— START —
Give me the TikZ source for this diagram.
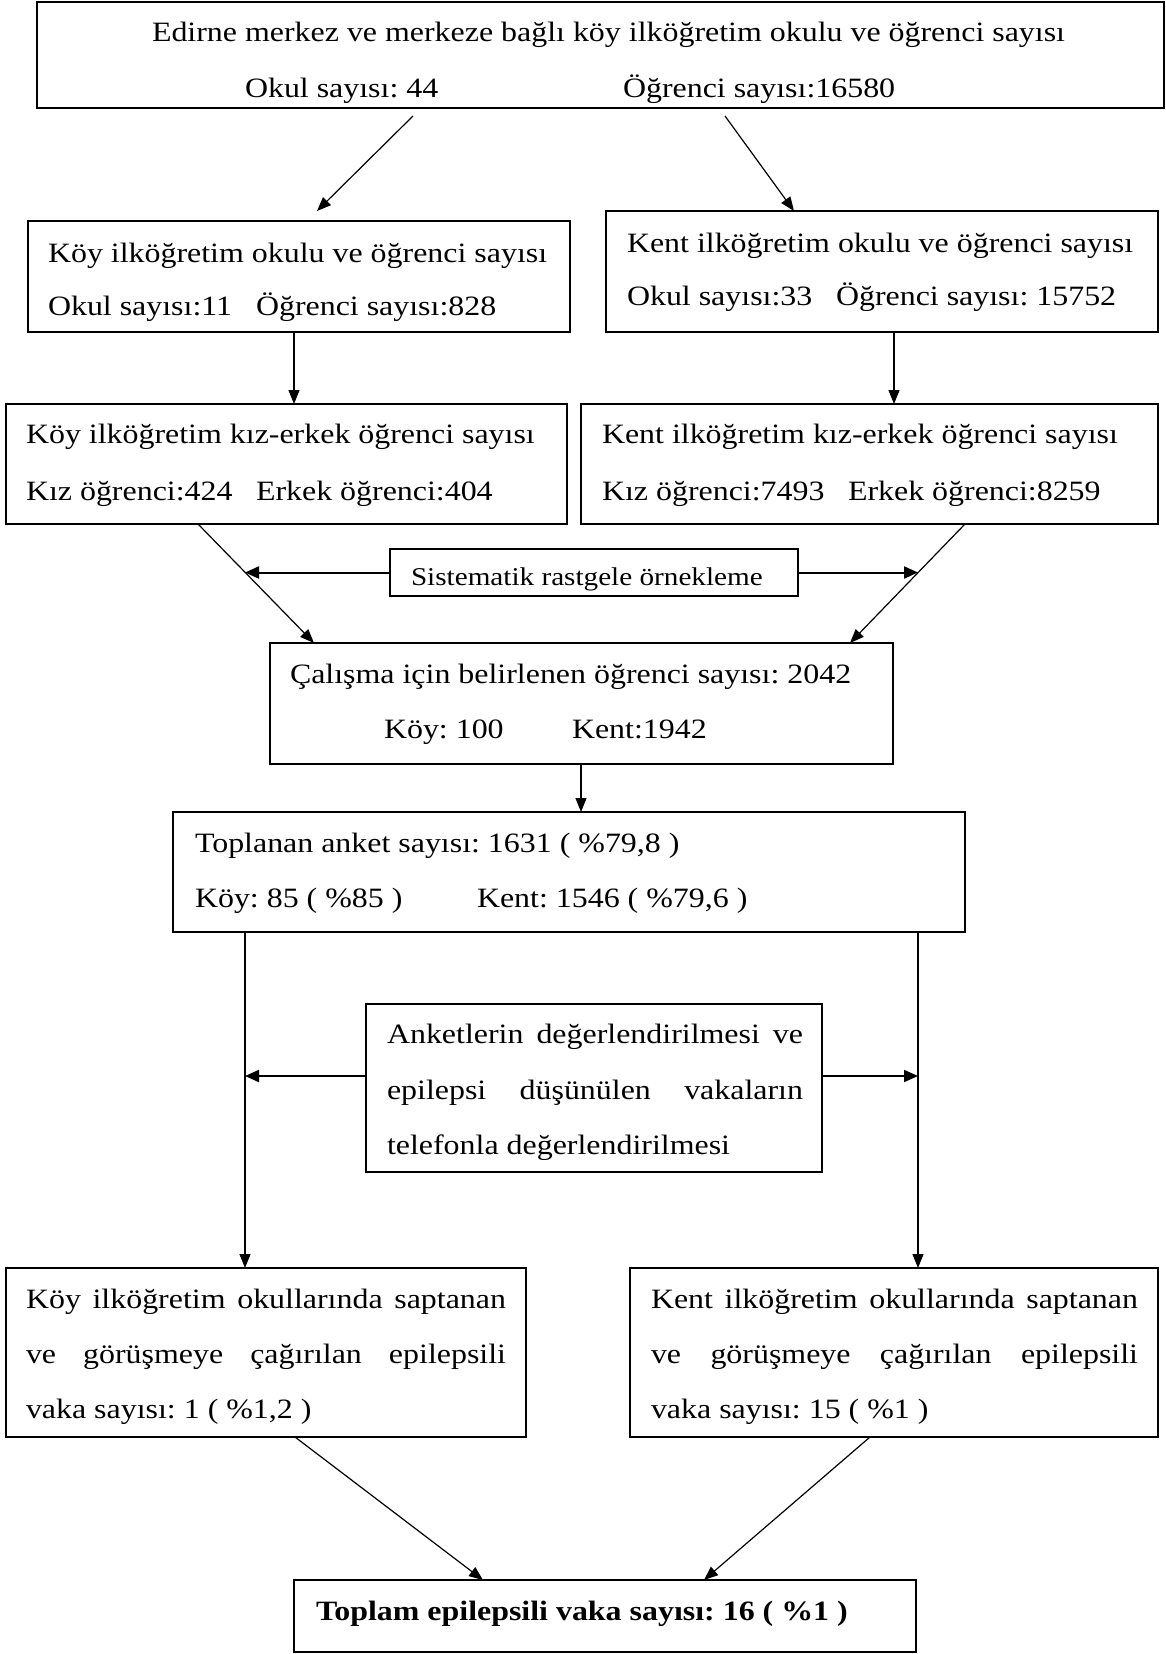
\documentclass[tikz,border=0pt]{standalone}
\usepackage{fontspec}
\setmainfont{Liberation Serif}[FakeStretch=1.14]
\usetikzlibrary{arrows.meta}
\frenchspacing
\begin{document}
\begin{tikzpicture}[x=1pt,y=-1pt,
  boxs/.style={draw, line width=1.8pt, inner sep=0pt, outer sep=0pt},
  txt/.style={anchor=base west, inner sep=0pt, outer sep=0pt, font=\fontsize{28}{34}\selectfont\frenchspacing},
  stxt/.style={txt, font=\fontsize{25.6}{30}\selectfont\frenchspacing},
  btxt/.style={txt, font=\fontsize{28}{34}\selectfont\bfseries\frenchspacing},
  arr/.style={line width=1.2pt, -{Triangle[length=14pt,width=11pt]}},
  harr/.style={line width=2pt, -{Triangle[length=14pt,width=12pt]}}]
\useasboundingbox (0,0) rectangle (1166,1654);
% boxes
\node[boxs, minimum width=1127pt, minimum height=106pt] (top) at (600.5,55) {};
\node[boxs, minimum width=542pt, minimum height=111pt] (koy1) at (299,276.5) {};
\node[boxs, minimum width=552pt, minimum height=121pt] (kent1) at (882,271.5) {};
\node[boxs, minimum width=561pt, minimum height=120pt] (koy2) at (286.5,464) {};
\node[boxs, minimum width=577pt, minimum height=120pt] (kent2) at (869.5,464) {};
\node[boxs, minimum width=408pt, minimum height=47pt] (sis) at (594,572.5) {};
\node[boxs, minimum width=623pt, minimum height=121pt] (cal) at (581.5,703.5) {};
\node[boxs, minimum width=792pt, minimum height=120pt] (tpl) at (569,872) {};
\node[boxs, minimum width=456pt, minimum height=168pt] (ank) at (594,1088) {};
\node[boxs, minimum width=520pt, minimum height=169pt] (koy3) at (266,1352.5) {};
\node[boxs, minimum width=528pt, minimum height=169pt] (kent3) at (894,1352.5) {};
\node[boxs, minimum width=622pt, minimum height=72pt] (tot) at (605,1616) {};
% texts
\node[txt] (t1) at (152,42) {Edirne merkez ve merkeze bağlı köy ilköğretim okulu ve öğrenci sayısı};
\node[txt] (t2) at (245,97) {Okul sayısı: 44};
\node[txt] (t3) at (623,97) {Öğrenci sayısı:16580};
\node[txt] (k1a) at (48,262) {Köy ilköğretim okulu ve öğrenci sayısı};
\node[txt] (k1b) at (48,315) {Okul sayısı:11};
\node[txt] (k1c) at (256,315) {Öğrenci sayısı:828};
\node[txt] (e1a) at (627,252) {Kent ilköğretim okulu ve öğrenci sayısı};
\node[txt] (e1b) at (627,305) {Okul sayısı:33};
\node[txt] (e1c) at (836,305) {Öğrenci sayısı: 15752};
\node[txt] (k2a) at (26,443) {Köy ilköğretim kız-erkek öğrenci sayısı};
\node[txt] (k2b) at (26,500) {Kız öğrenci:424};
\node[txt] (k2c) at (256,500) {Erkek öğrenci:404};
\node[txt] (e2a) at (602,443) {Kent ilköğretim kız-erkek öğrenci sayısı};
\node[txt] (e2b) at (602,500) {Kız öğrenci:7493};
\node[txt] (e2c) at (848,500) {Erkek öğrenci:8259};
\node[stxt] (st) at (411,585) {Sistematik rastgele örnekleme};
\node[txt] (ca) at (290,683) {Çalışma için belirlenen öğrenci sayısı: 2042};
\node[txt] (cb) at (384,738) {Köy: 100};
\node[txt] (cc) at (572,738) {Kent:1942};
\node[txt] (pa) at (195,852) {Toplanan anket sayısı: 1631 ( \%79,8 )};
\node[txt] (pb) at (195,907) {Köy: 85 ( \%85 )};
\node[txt] (pc) at (477,907) {Kent: 1546 ( \%79,6 )};
\node[txt] (na) at (387,1043) {\makebox[416pt][s]{Anketlerin değerlendirilmesi ve}};
\node[txt] (nb) at (387,1099) {\makebox[416pt][s]{epilepsi düşünülen vakaların}};
\node[txt] (nc) at (387,1154) {telefonla değerlendirilmesi};
\node[txt] (k3a) at (26,1308) {\makebox[480pt][s]{Köy ilköğretim okullarında saptanan}};
\node[txt] (k3b) at (26,1363) {\makebox[480pt][s]{ve görüşmeye çağırılan epilepsili}};
\node[txt] (k3c) at (26,1418) {vaka sayısı: 1 ( \%1,2 )};
\node[txt] (e3a) at (651,1308) {\makebox[487pt][s]{Kent ilköğretim okullarında saptanan}};
\node[txt] (e3b) at (651,1363) {\makebox[487pt][s]{ve görüşmeye çağırılan epilepsili}};
\node[txt] (e3c) at (651,1418) {vaka sayısı: 15 ( \%1 )};
\node[btxt] (tt) at (316,1620) {Toplam epilepsili vaka sayısı: 16 ( \%1 )};
% x positions
\coordinate (xa) at (413,0);
\coordinate (xb) at (317,0);
\coordinate (xc) at (725,0);
\coordinate (xd) at (794,0);
\coordinate (xe) at (294,0);
\coordinate (xf) at (894,0);
\coordinate (xg) at (198,0);
\coordinate (xh) at (314,0);
\coordinate (xi) at (965,0);
\coordinate (xj) at (850,0);
\coordinate (xk) at (581,0);
\coordinate (xl) at (245,0);
\coordinate (xm) at (918,0);
\coordinate (xn) at (295,0);
\coordinate (xo) at (483,0);
\coordinate (xp) at (870,0);
\coordinate (xq) at (704,0);
\coordinate (yh) at (0,1076);
% connectors
\draw[arr] ([yshift=-8pt]top.south -| xa) -- ([yshift=10pt]koy1.north -| xb);
\draw[arr] ([yshift=-8pt]top.south -| xc) -- (kent1.north -| xd);
\draw[arr] (koy1.south -| xe) -- (koy2.north -| xe);
\draw[arr] (kent1.south -| xf) -- (kent2.north -| xf);
\draw[arr] (koy2.south -| xg) -- (cal.north -| xh);
\draw[arr] (kent2.south -| xi) -- (cal.north -| xj);
\draw[harr] (sis.west) -- (sis.west -| xl);
\draw[harr] (sis.east) -- (sis.east -| xm);
\draw[arr] (cal.south -| xk) -- (tpl.north -| xk);
\draw[arr] (tpl.south -| xl) -- (koy3.north -| xl);
\draw[arr] (tpl.south -| xm) -- (kent3.north -| xm);
\draw[harr] (ank.west |- yh) -- (xl |- yh);
\draw[harr] (ank.east |- yh) -- (xm |- yh);
\draw[arr] (koy3.south -| xn) -- (tot.north -| xo);
\draw[arr] (kent3.south -| xp) -- (tot.north -| xq);
\end{tikzpicture}
\end{document}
— END —
Without the pictures, transcribe the listing above exactly.

**Solution for this task**
Give me the TikZ source for this diagram.
\documentclass[tikz,border=0pt]{standalone}
\usepackage{fontspec}
\setmainfont{Liberation Serif}[FakeStretch=1.14]
\usetikzlibrary{arrows.meta}
\frenchspacing
\begin{document}
\begin{tikzpicture}[x=1pt,y=-1pt,
  boxs/.style={draw, line width=1.8pt, inner sep=0pt, outer sep=0pt},
  txt/.style={anchor=base west, inner sep=0pt, outer sep=0pt, font=\fontsize{28}{34}\selectfont\frenchspacing},
  stxt/.style={txt, font=\fontsize{25.6}{30}\selectfont\frenchspacing},
  btxt/.style={txt, font=\fontsize{28}{34}\selectfont\bfseries\frenchspacing},
  arr/.style={line width=1.2pt, -{Triangle[length=14pt,width=11pt]}},
  harr/.style={line width=2pt, -{Triangle[length=14pt,width=12pt]}}]
\useasboundingbox (0,0) rectangle (1166,1654);
% boxes
\node[boxs, minimum width=1127pt, minimum height=106pt] (top) at (600.5,55) {};
\node[boxs, minimum width=542pt, minimum height=111pt] (koy1) at (299,276.5) {};
\node[boxs, minimum width=552pt, minimum height=121pt] (kent1) at (882,271.5) {};
\node[boxs, minimum width=561pt, minimum height=120pt] (koy2) at (286.5,464) {};
\node[boxs, minimum width=577pt, minimum height=120pt] (kent2) at (869.5,464) {};
\node[boxs, minimum width=408pt, minimum height=47pt] (sis) at (594,572.5) {};
\node[boxs, minimum width=623pt, minimum height=121pt] (cal) at (581.5,703.5) {};
\node[boxs, minimum width=792pt, minimum height=120pt] (tpl) at (569,872) {};
\node[boxs, minimum width=456pt, minimum height=168pt] (ank) at (594,1088) {};
\node[boxs, minimum width=520pt, minimum height=169pt] (koy3) at (266,1352.5) {};
\node[boxs, minimum width=528pt, minimum height=169pt] (kent3) at (894,1352.5) {};
\node[boxs, minimum width=622pt, minimum height=72pt] (tot) at (605,1616) {};
% texts
\node[txt] (t1) at (152,42) {Edirne merkez ve merkeze bağlı köy ilköğretim okulu ve öğrenci sayısı};
\node[txt] (t2) at (245,97) {Okul sayısı: 44};
\node[txt] (t3) at (623,97) {Öğrenci sayısı:16580};
\node[txt] (k1a) at (48,262) {Köy ilköğretim okulu ve öğrenci sayısı};
\node[txt] (k1b) at (48,315) {Okul sayısı:11};
\node[txt] (k1c) at (256,315) {Öğrenci sayısı:828};
\node[txt] (e1a) at (627,252) {Kent ilköğretim okulu ve öğrenci sayısı};
\node[txt] (e1b) at (627,305) {Okul sayısı:33};
\node[txt] (e1c) at (836,305) {Öğrenci sayısı: 15752};
\node[txt] (k2a) at (26,443) {Köy ilköğretim kız-erkek öğrenci sayısı};
\node[txt] (k2b) at (26,500) {Kız öğrenci:424};
\node[txt] (k2c) at (256,500) {Erkek öğrenci:404};
\node[txt] (e2a) at (602,443) {Kent ilköğretim kız-erkek öğrenci sayısı};
\node[txt] (e2b) at (602,500) {Kız öğrenci:7493};
\node[txt] (e2c) at (848,500) {Erkek öğrenci:8259};
\node[stxt] (st) at (411,585) {Sistematik rastgele örnekleme};
\node[txt] (ca) at (290,683) {Çalışma için belirlenen öğrenci sayısı: 2042};
\node[txt] (cb) at (384,738) {Köy: 100};
\node[txt] (cc) at (572,738) {Kent:1942};
\node[txt] (pa) at (195,852) {Toplanan anket sayısı: 1631 ( \%79,8 )};
\node[txt] (pb) at (195,907) {Köy: 85 ( \%85 )};
\node[txt] (pc) at (477,907) {Kent: 1546 ( \%79,6 )};
\node[txt] (na) at (387,1043) {\makebox[416pt][s]{Anketlerin değerlendirilmesi ve}};
\node[txt] (nb) at (387,1099) {\makebox[416pt][s]{epilepsi düşünülen vakaların}};
\node[txt] (nc) at (387,1154) {telefonla değerlendirilmesi};
\node[txt] (k3a) at (26,1308) {\makebox[480pt][s]{Köy ilköğretim okullarında saptanan}};
\node[txt] (k3b) at (26,1363) {\makebox[480pt][s]{ve görüşmeye çağırılan epilepsili}};
\node[txt] (k3c) at (26,1418) {vaka sayısı: 1 ( \%1,2 )};
\node[txt] (e3a) at (651,1308) {\makebox[487pt][s]{Kent ilköğretim okullarında saptanan}};
\node[txt] (e3b) at (651,1363) {\makebox[487pt][s]{ve görüşmeye çağırılan epilepsili}};
\node[txt] (e3c) at (651,1418) {vaka sayısı: 15 ( \%1 )};
\node[btxt] (tt) at (316,1620) {Toplam epilepsili vaka sayısı: 16 ( \%1 )};
% x positions
\coordinate (xa) at (413,0);
\coordinate (xb) at (317,0);
\coordinate (xc) at (725,0);
\coordinate (xd) at (794,0);
\coordinate (xe) at (294,0);
\coordinate (xf) at (894,0);
\coordinate (xg) at (198,0);
\coordinate (xh) at (314,0);
\coordinate (xi) at (965,0);
\coordinate (xj) at (850,0);
\coordinate (xk) at (581,0);
\coordinate (xl) at (245,0);
\coordinate (xm) at (918,0);
\coordinate (xn) at (295,0);
\coordinate (xo) at (483,0);
\coordinate (xp) at (870,0);
\coordinate (xq) at (704,0);
\coordinate (yh) at (0,1076);
% connectors
\draw[arr] ([yshift=-8pt]top.south -| xa) -- ([yshift=10pt]koy1.north -| xb);
\draw[arr] ([yshift=-8pt]top.south -| xc) -- (kent1.north -| xd);
\draw[arr] (koy1.south -| xe) -- (koy2.north -| xe);
\draw[arr] (kent1.south -| xf) -- (kent2.north -| xf);
\draw[arr] (koy2.south -| xg) -- (cal.north -| xh);
\draw[arr] (kent2.south -| xi) -- (cal.north -| xj);
\draw[harr] (sis.west) -- (sis.west -| xl);
\draw[harr] (sis.east) -- (sis.east -| xm);
\draw[arr] (cal.south -| xk) -- (tpl.north -| xk);
\draw[arr] (tpl.south -| xl) -- (koy3.north -| xl);
\draw[arr] (tpl.south -| xm) -- (kent3.north -| xm);
\draw[harr] (ank.west |- yh) -- (xl |- yh);
\draw[harr] (ank.east |- yh) -- (xm |- yh);
\draw[arr] (koy3.south -| xn) -- (tot.north -| xo);
\draw[arr] (kent3.south -| xp) -- (tot.north -| xq);
\end{tikzpicture}
\end{document}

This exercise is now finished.